Skipping stones at Greers Ferry Lake


He came, he skipped, he conquered. Again.

Kurt “Mountain Man” Steiner, who holds the world record for stone skipping with 88 skips, warms up before winning the Great Southern Stone Skipping Championships.

Kurt Steiner of Emporium, Pennsylvania, won the third annual Great Southern Stone Skipping Championships last month at Fairfield Bay Marina on Greers Ferry Lake. His winning throw was 24 skips.

Steiner, who is known as “Mountain Man” and set a world record in 2013 with 88 stone skips, won the inaugural Great Stone Skipping Championships at the Fairfield Bay Marina two years ago with 33 skips.

“The wind and the chop, it will eat you right up,” said the 53-year-old Steiner about the difficult conditions the stone skippers faced during the Labor Day weekend event, which drew 44 competitors.

The Saturday morning started out calm and overcast, with a temperature in the mid-70s. Within an hour the wind picked up, causing the water to ripple and become choppy.

“I saw a lot of really good flat-water throws today, but they got eaten up by this water,” he said.

Steiner, who has participated in a number of stone skipping competitions over the years, and won several, recently returned from one in Wales where the skipping competition was for distance, not the number of skips. He said he skipped his stone 273 feet. The winner, however, skipped his nearly 400 feet. Steiner set the world record for stone skipping — certified by the Guinness Book of World Records — on Sept. 6, 2013, at Red Bridge in the Allegheny National Forest, Pennsylvania. Steiner’s record throw has been viewed more than 700,000 times on YouTube.

Steiner shows some of the stones he brought from Lake Erie to use and to let other competitors use in the Great Southern Stone Skipping Championships.

The thin, pony-tailed, man, balding with some gray in his hair, said he prefers using stones gathered from the banks of Lake Erie, which is not far from his home. Along with a toolbox full of rocks for himself, he brought to the competition a bucket of stones and dumped them on the ground near the registration desk for other participants to use if they wished.

The Lake Erie stones, flat and white, are shale and skip better, he said, adding that he brought about 30 pounds of Lake Erie rocks with him to Wales when he competed there.

The more than $4,200 raised during the stone-skipping event went to the Arkansas Foodbank, and it is to be divided equally among its member food pantries in Choctaw, Clinton and Greers Ferry. All three pantries are in Van Buren County.

For winning the stone skipping championship, Steiner received $150.

Winners of the Great Southern Stone Skipping Championships at Fairfield Bay Marina Labor Day weekend were, from left, Kaleb Park of Little Rock, youth division; Kurt “Mountain Man” Steiner of Emporium, Pennsylvania, adult men’s division; and Kreglyn Hyatt of Conway, adult women’s division.

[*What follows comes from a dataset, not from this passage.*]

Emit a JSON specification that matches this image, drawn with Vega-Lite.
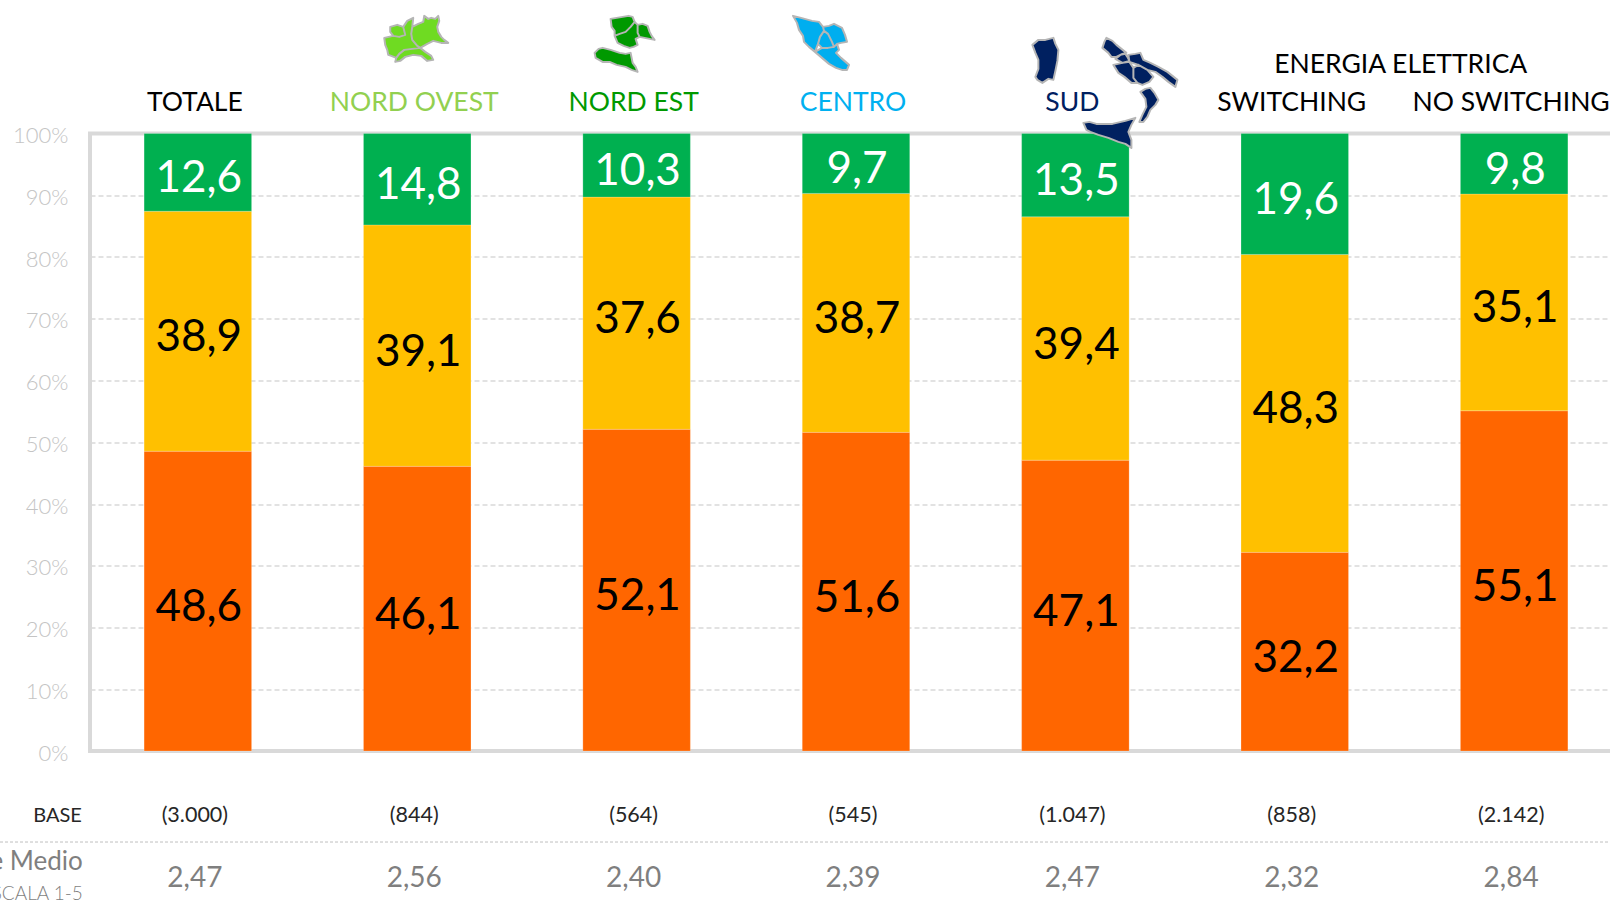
{
"$schema":"https://vega.github.io/schema/vega-lite/v6.json",
"autosize":{"type":"none"},
"padding":{"left":90,"top":133.5,"right":0,"bottom":151},
"width":1532,"height":617.5,
"background":"#ffffff",
"config":{"view":{"stroke":"#d9d9d9","strokeWidth":4},"font":"Lato","locale":{"number":{"decimal":",","thousands":".","grouping":[3],"currency":["€",""]}}},
"datasets":{
"bars":[
{"group":"TOTALE","segment":"A","order":1,"value":48.6},{"group":"TOTALE","segment":"B","order":2,"value":38.9},{"group":"TOTALE","segment":"C","order":3,"value":12.6},
{"group":"NORD OVEST","segment":"A","order":1,"value":46.1},{"group":"NORD OVEST","segment":"B","order":2,"value":39.1},{"group":"NORD OVEST","segment":"C","order":3,"value":14.8},
{"group":"NORD EST","segment":"A","order":1,"value":52.1},{"group":"NORD EST","segment":"B","order":2,"value":37.6},{"group":"NORD EST","segment":"C","order":3,"value":10.3},
{"group":"CENTRO","segment":"A","order":1,"value":51.6},{"group":"CENTRO","segment":"B","order":2,"value":38.7},{"group":"CENTRO","segment":"C","order":3,"value":9.7},
{"group":"SUD","segment":"A","order":1,"value":47.1},{"group":"SUD","segment":"B","order":2,"value":39.4},{"group":"SUD","segment":"C","order":3,"value":13.5},
{"group":"SWITCHING","segment":"A","order":1,"value":32.2},{"group":"SWITCHING","segment":"B","order":2,"value":48.3},{"group":"SWITCHING","segment":"C","order":3,"value":19.6},
{"group":"NO SWITCHING","segment":"A","order":1,"value":55.1},{"group":"NO SWITCHING","segment":"B","order":2,"value":35.1},{"group":"NO SWITCHING","segment":"C","order":3,"value":9.8}
],
"groups":[
{"group":"TOTALE","base":"(3.000)","media":2.47},
{"group":"NORD OVEST","base":"(844)","media":2.56},
{"group":"NORD EST","base":"(564)","media":2.40},
{"group":"CENTRO","base":"(545)","media":2.39},
{"group":"SUD","base":"(1.047)","media":2.47},
{"group":"SWITCHING","base":"(858)","media":2.32},
{"group":"NO SWITCHING","base":"(2.142)","media":2.84}
]
},
"resolve":{"scale":{"x":"independent"}},
"layer":[
{
"encoding":{
 "x":{"field":"group","type":"nominal","sort":["TOTALE","NORD OVEST","NORD EST","CENTRO","SUD","SWITCHING","NO SWITCHING"],
  "scale":{"paddingInner":0.51,"paddingOuter":0.2466},"axis":null}
},
"layer":[
 {"data":{"name":"bars"},
  "transform":[{"stack":"value","groupby":["group"],"sort":[{"field":"order"}],"offset":"normalize","as":["y0","y1"]},{"calculate":"(datum.y0+datum.y1)/2","as":"mid"}],
  "layer":[
  {"mark":{"type":"bar","stroke":"#ffffff","strokeOpacity":0.35,"strokeWidth":0.6},
   "encoding":{
    "y":{"field":"y0","type":"quantitative","scale":{"domain":[0,1],"nice":false,"zero":false},
     "axis":{"title":null,"values":[0,0.1,0.2,0.3,0.4,0.5,0.6,0.7,0.8,0.9,1],"format":".0%","domain":false,"ticks":false,"labelPadding":22,"labelOffset":2,"labelFontSize":22,"labelFont":"Lato","labelFontWeight":300,"labelColor":"#c4c4c4","grid":true,"gridColor":"#d9d9d9","gridDash":[5,3],"gridWidth":1.5}},
    "y2":{"field":"y1"},
    "color":{"field":"segment","type":"nominal","legend":null,"scale":{"domain":["A","B","C"],"range":["#FF6600","#FFC000","#00B050"]}}
   }},
  {"mark":{"type":"text","font":"Lato","fontSize":44,"baseline":"middle","align":"center","dy":7,"dx":1},
   "encoding":{
    "y":{"field":"mid","type":"quantitative"},
    "text":{"field":"value","type":"quantitative","format":".1f"},
    "color":{"field":"segment","type":"nominal","legend":null,"scale":{"domain":["A","B","C"],"range":["#000000","#000000","#ffffff"]}}
   }}
  ],
  "resolve":{"scale":{"color":"independent"}}
 },
 {"data":{"name":"groups"},
  "layer":[
  {"mark":{"type":"text","font":"Lato","fontSize":26.5,"baseline":"middle","align":"center","dx":-3,"dy":2,"clip":false},
   "encoding":{"y":{"datum":1.0526,"type":"quantitative"},"text":{"field":"group"},
    "color":{"field":"group","type":"nominal","legend":null,"scale":{"domain":["TOTALE","NORD OVEST","NORD EST","CENTRO","SUD","SWITCHING","NO SWITCHING"],"range":["#000000","#92D050","#009900","#00B0F0","#002060","#000000","#000000"]}}}},
  {"mark":{"type":"text","font":"Lato","fontSize":21.5,"baseline":"middle","align":"center","dx":-3,"dy":1,"color":"#262626"},
   "encoding":{"y":{"datum":-0.1036,"type":"quantitative"},"text":{"field":"base"}}},
  {"mark":{"type":"text","font":"Lato","fontSize":28,"baseline":"middle","align":"center","dx":-3,"dy":2,"color":"#7f7f7f"},
   "encoding":{"y":{"datum":-0.204,"type":"quantitative"},"text":{"field":"media","type":"quantitative","format":".2f"}}}
  ]
 },
 {"data":{"values":[{"group":"SWITCHING","t":"ENERGIA ELETTRICA"}]},
  "mark":{"type":"text","font":"Lato","fontSize":26.5,"baseline":"middle","align":"center","dx":106,"dy":2,"color":"#000000"},
  "encoding":{"y":{"datum":1.1134,"type":"quantitative"},"text":{"field":"t"}}},
 {"data":{"values":[{"group":"TOTALE","t":"BASE"}]},
  "mark":{"type":"text","font":"Lato","fontSize":20,"baseline":"middle","align":"right","dx":-116,"dy":1,"color":"#262626"},
  "encoding":{"y":{"datum":-0.1036,"type":"quantitative"},"text":{"field":"t"}}},
 {"data":{"values":[{"group":"TOTALE","t":"Valore Medio"}]},
  "mark":{"type":"text","font":"Lato","fontSize":26,"baseline":"middle","align":"right","dx":-115,"dy":2,"color":"#7f7f7f"},
  "encoding":{"y":{"datum":-0.1765,"type":"quantitative"},"text":{"field":"t"}}},
 {"data":{"values":[{"group":"TOTALE","t":"SCALA 1-5"}]},
  "mark":{"type":"text","font":"Lato","fontSize":19,"fontWeight":300,"baseline":"middle","align":"right","dx":-115,"color":"#7f7f7f"},
  "encoding":{"y":{"datum":-0.2316,"type":"quantitative"},"text":{"field":"t"}}},
 {"data":{"values":[{"group":"NORD OVEST"}]},
  "mark":{"type":"point","filled":true,"size":4,"opacity":1,"fill":"#6FDB22","stroke":"#b5b5b5","strokeWidth":2,"strokeOpacity":1,"strokeJoin":"round","clip":false,
   "shape":"M-27 -14L-20 -16L-14 -14L-12 -6L-18 -4L-24 -5L-27 -9ZM-33 -3L-24 -5L-18 -4L-12 -6L-14 -14L-10 -20L-4 -23L-5 -14L-6 -7L-5 -1L0 5L3 7L-5 8L-13 9L-18 13L-21 17L-26 15L-29 14L-30 9L-32 4ZM-5 -14L1 -17L6 -19L7 -25L11 -22L14 -23L18 -22L21 -25L22 -20L20 -14L21 -9L24 -4L27 -1L31 2L24 2L16 0L10 3L3 7L0 5L-5 -1L-6 -7ZM-22 21L-21 17L-18 13L-13 9L-5 8L3 7L8 11L14 15L16 19L10 20L4 15L-4 14L-12 16L-17 20Z"},
  "encoding":{"y":{"datum":1.15,"type":"quantitative"}}},
 {"data":{"values":[{"group":"NORD EST"}]},
  "mark":{"type":"point","filled":true,"size":4,"opacity":1,"fill":"#009900","stroke":"#b5b5b5","strokeWidth":2,"strokeOpacity":1,"strokeJoin":"round","clip":false,
   "shape":"M-26 -22L-20 -23L-14 -24L-8 -25L-4 -24L-2 -19L-6 -14L-11 -9L-17 -7L-22 -5L-22 -10L-25 -14ZM1 -16L6 -17L11 -15L13 -9L15 -5L18 -1L13 -2L8 -3L3 -4L1 -8ZM-2 -19L1 -16L1 -8L3 -4L-1 -2L1 4L-3 6L-7 7L-13 5L-19 2L-22 -5L-17 -7L-11 -9L-6 -14ZM-42 12L-38 8L-34 7L-26 9L-17 12L-11 13L-6 12L-5 17L-4 22L-1 26L1 31L-5 29L-11 26L-20 24L-27 21L-34 21L-41 17Z"},
  "encoding":{"y":{"datum":1.15,"type":"quantitative"}}},
 {"data":{"values":[{"group":"CENTRO"}]},
  "mark":{"type":"point","filled":true,"size":4,"opacity":1,"fill":"#00AEEF","stroke":"#b5b5b5","strokeWidth":2,"strokeOpacity":1,"strokeJoin":"round","clip":false,
   "shape":"M-63 -25L-55 -23L-44 -20L-37 -19L-33 -14L-32 -10L-36 -4L-38 3L-41 11L-47 6L-52 1L-53 -5L-57 -11L-59 -18ZM-32 -10L-28 -7L-24 1L-22 6L-28 7L-34 7L-38 3L-36 -4ZM-33 -14L-27 -15L-22 -17L-14 -13L-11 -6L-9 1L-15 2L-19 3L-22 6L-24 1L-28 -7L-32 -10ZM-41 11L-34 7L-28 7L-22 6L-19 3L-17 9L-20 12L-15 17L-7 24L-9 29L-14 29L-20 27L-27 23L-34 17Z"},
  "encoding":{"y":{"datum":1.15,"type":"quantitative"}}},
 {"data":{"values":[{"group":"SUD"}]},
  "mark":{"type":"point","filled":true,"size":4,"opacity":1,"fill":"#002060","stroke":"#b5b5b5","strokeWidth":2,"strokeOpacity":1,"strokeJoin":"round","clip":false,
   "shape":"M-43 4L-37 -1L-30 -1L-22 -3L-20 3L-17 9L-18 20L-20 30L-22 39L-27 38L-33 42L-38 39L-40 36L-37 28L-37 19L-40 12ZM27 7L29 1L31 -3L37 0L41 4L46 8L51 12L47 13L41 16L36 16L33 12ZM40 18L45 14L50 13L52 16L54 20L47 22ZM53 14L60 13L65 12L68 19L75 22L83 26L92 31L102 39L100 46L93 41L87 36L80 31L72 29L63 24L54 21ZM38 24L47 22L54 21L58 27L58 37L62 42L56 42L49 36L43 32ZM58 27L63 24L72 29L78 36L74 41L67 44L62 42L58 37ZM65 51L70 48L75 47L79 52L83 59L80 64L75 69L72 76L68 81L64 81L67 74L71 66L70 58ZM8 82L14 81L21 83L30 83L37 83L50 80L60 77L56 84L53 91L56 99L56 107L50 103L43 101L33 97L23 94L15 91L11 89Z"},
  "encoding":{"y":{"datum":1.15,"type":"quantitative"}}}
]
},
{"data":{"values":[{"a":0,"b":1}]},
 "mark":{"type":"rule","stroke":"#bfbfbf","strokeWidth":1,"strokeDash":[3,2],"clip":false},
 "encoding":{
  "x":{"field":"a","type":"quantitative","axis":null,"scale":{"domain":[0,1],"range":[-90,1532]}},
  "x2":{"field":"b"},
  "y":{"datum":-0.1474,"type":"quantitative"}
 }}
]
}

Todd Dahlin of Mountain Home took second place and won $75. Dahlin, who came in third in 2016, opted to give his prize to the foodbank. Travis Grissom of Jonesboro took third place and won $50.

In the women’s flight, Kreglyn Hyatt of Conway came in first with 12 skips and won $150. Her sister-in-law, Brittney Hyatt of Maumelle, came in second and won $75. Angie Wallace of Dallas took third and won $50.

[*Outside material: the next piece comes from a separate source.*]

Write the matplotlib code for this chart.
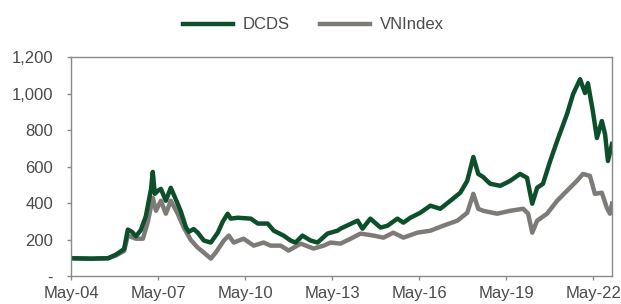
import matplotlib
matplotlib.use("Agg")
import matplotlib.pyplot as plt

plt.rcParams['font.family'] = ['Liberation Sans', 'DejaVu Sans']

# decimal years / rebased index values
dcds_t = [2004.33, 2005.02, 2005.61, 2005.88, 2006.16, 2006.29, 2006.43, 2006.57, 2006.74, 2006.91,
          2007.09, 2007.15, 2007.22, 2007.33, 2007.43, 2007.60, 2007.77, 2007.95, 2008.12, 2008.29,
          2008.39, 2008.56, 2008.70, 2008.91, 2009.15, 2009.39, 2009.56, 2009.73, 2009.84, 2010.08,
          2010.53, 2010.77, 2011.11, 2011.32, 2011.66, 2011.90, 2012.07, 2012.31, 2012.59, 2012.83,
          2013.17, 2013.52, 2013.62, 2014.21, 2014.38, 2014.65, 2015.00, 2015.24, 2015.58, 2015.79,
          2016.03, 2016.37, 2016.72, 2017.06, 2017.41, 2017.75, 2017.99, 2018.20, 2018.37, 2018.54,
          2018.78, 2019.13, 2019.47, 2019.81, 2020.05, 2020.23, 2020.40, 2020.60, 2020.85, 2021.09,
          2021.43, 2021.64, 2021.88, 2022.05, 2022.15, 2022.32, 2022.46, 2022.63, 2022.74, 2022.84,
          2022.98]
dcds_v = [100, 98, 100, 120, 150, 257, 245, 220, 255, 330,
          480, 573, 453, 470, 480, 415, 486, 420, 355, 270,
          245, 260, 240, 197, 186, 240, 300, 344, 317, 322,
          317, 290, 290, 251, 224, 197, 186, 224, 197, 186,
          235, 251, 262, 306, 262, 317, 268, 278, 317, 295,
          322, 349, 388, 371, 415, 459, 524, 655, 562, 545,
          508, 497, 524, 562, 541, 399, 486, 508, 633, 743,
          890, 1000, 1081, 1005, 1059, 906, 759, 852, 781, 633,
          726]

vn_t = [2004.33, 2005.02, 2005.61, 2005.88, 2006.16, 2006.29, 2006.57, 2006.81, 2006.98, 2007.15,
        2007.26, 2007.43, 2007.60, 2007.77, 2008.01, 2008.22, 2008.46, 2008.70, 2008.91, 2009.15,
        2009.32, 2009.60, 2009.77, 2009.94, 2010.28, 2010.63, 2010.97, 2011.21, 2011.56, 2011.83,
        2012.25, 2012.69, 2013.04, 2013.28, 2013.62, 2013.97, 2014.31, 2014.76, 2015.10, 2015.44,
        2015.79, 2016.27, 2016.72, 2017.16, 2017.65, 2017.99, 2018.20, 2018.37, 2018.54, 2019.02,
        2019.47, 2019.92, 2020.09, 2020.23, 2020.40, 2020.74, 2021.09, 2021.43, 2021.77, 2021.98,
        2022.22, 2022.39, 2022.63, 2022.80, 2022.91, 2022.98]
vn_v = [100, 97, 100, 115, 140, 224, 207, 207, 300, 431,
        360, 415, 344, 415, 344, 268, 200, 158, 131, 98,
        131, 197, 224, 186, 207, 169, 186, 169, 169, 142,
        180, 153, 169, 186, 180, 207, 235, 224, 213, 240,
        213, 240, 251, 278, 306, 349, 453, 371, 360, 344,
        360, 371, 344, 240, 306, 344, 415, 470, 524, 562,
        551, 453, 459, 377, 344, 399]

tick_pos = [2004.333, 2007.333, 2010.333, 2013.333, 2016.333, 2019.333, 2022.333]
tick_lab = ["May-04", "May-07", "May-10", "May-13", "May-16", "May-19", "May-22"]
y_ticks = [0, 200, 400, 600, 800, 1000, 1200]

fig = plt.figure(figsize=(6.21, 3.04), dpi=100)
ax = fig.add_axes([0.1143, 0.0905, 0.8712, 0.7204])

l2, = ax.plot(vn_t, vn_v, color='#7d7a78', lw=3.2, label='VNIndex')
l1, = ax.plot(dcds_t, dcds_v, color='#0d4f2b', lw=3.2, label='DCDS')

ax.set_xlim(dcds_t[0], dcds_t[-1])
ax.set_ylim(0, 1200)
ax.set_xticks(tick_pos)
ax.set_xticklabels(tick_lab)
ax.set_yticks(y_ticks)
ax.set_yticklabels(["-" if v == 0 else f"{v:,}" for v in y_ticks])

for s in ax.spines.values():
    s.set_color('#8a8a8a')
    s.set_linewidth(1.0)
ax.tick_params(axis='both', colors='#8a8a8a', length=3, width=1, labelsize=12, labelcolor='#4a4a4a')
ax.tick_params(axis='y', pad=10)
ax.tick_params(axis='x', pad=4)

fig.legend([l1, l2], ['DCDS', 'VNIndex'], loc='center', bbox_to_anchor=(0.505, 0.918),
           ncol=2, frameon=False, fontsize=12, handlelength=3.0, handletextpad=0.6,
           columnspacing=1.8, labelcolor='#4a4a4a')

fig.savefig('out.png', dpi=100)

In the youth division, Kaleb Parker of Little Rock was first with 11 skips and won $75. Lane Hyatt of Maumelle came in second and won $50, and Lane Jones of Morrilton took third and won $25.

Tommy Hyatt of Maumelle, who did not compete this year but took second last year, was especially happy after the competition because his daughter and daughter-in-law took first and second in the women’s division, and his grandson took second in the youth division.

“I just told them to go out and have fun,” Hyatt said when asked what advice he gave.

John Baker of Clinton, who came up with the idea for a stone skipping competition after skipping stones with his children on a float trip and wondering if there was a world record, described the event as a success.

“It was a great, family-friendly event and wonderful way to say goodbye to summer at the lake,” Baker said.

Rob Moritz is a Little Rock-based freelance writer.